The road from “Family Ties” to Almodóvar’s films was walked by another father. Benigni’s one from “La vita è bella” (1997). The father and the son are prisoners in the Nazi death camp. The father starts building an imaginary world to protect his child from the horrors of the reality. Benigni’s message was that the innocent humour can beat the radical evil. Which is not correct. What was good with Benigni’s father? Behind his polite mask, the father was hiding the endlessly brutal regime, not allowing his son to grow up. It would be a true horror for a child to have a psychotic father like Benigni, states Zizek. With his protective mask, this father does not guard his children from the sadism of the world. He only pulls up a mask with which he hides the excess of sadistic enjoyment, built in he patriarchate. The masks of Steven Keaton and Benigni finally led to the radical absence of the father with Almodóvar.

4.
The representation of the fathers of the late 20th century has reached its “political” aim, which was a total paralysis of the resistance. This is one of the fundamental lessons of the psychoanalysis. Goldberg’s and Benigni’s fathers were building a world of false comfort. They wanted to hide the disastrous sexual, political and family relations of today with an imaginary world.
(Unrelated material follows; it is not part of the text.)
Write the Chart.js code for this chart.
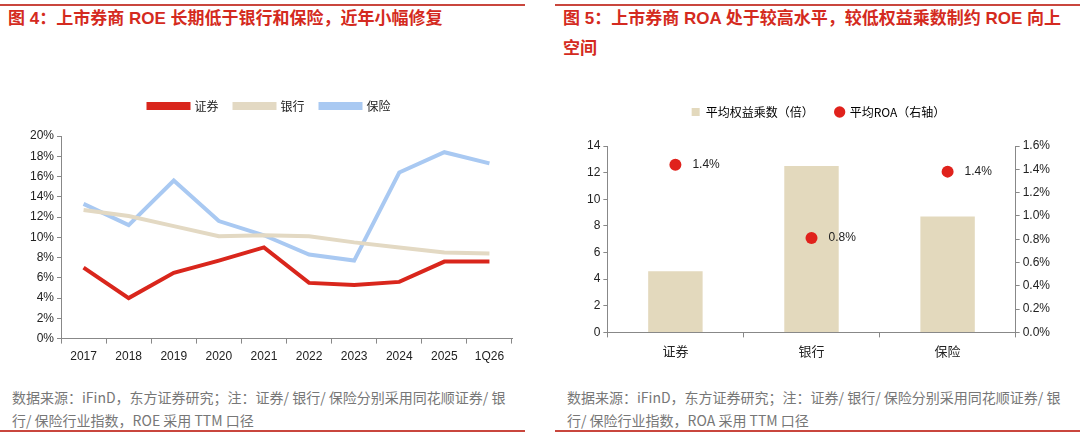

While the everyday is radicalised to horrible sadism, the worst variant is to put on a mask of a seeming absence of trauma and feed it to the children.
The political lesson is the opposite. The father must not disappear. He must tell his children where the brutality of the system is. He must assume the responsibility to help his children see where the political evil lies. And in this way where the potentials for resistance are. Later, the child will know how to help himself. Both himself and those who need help.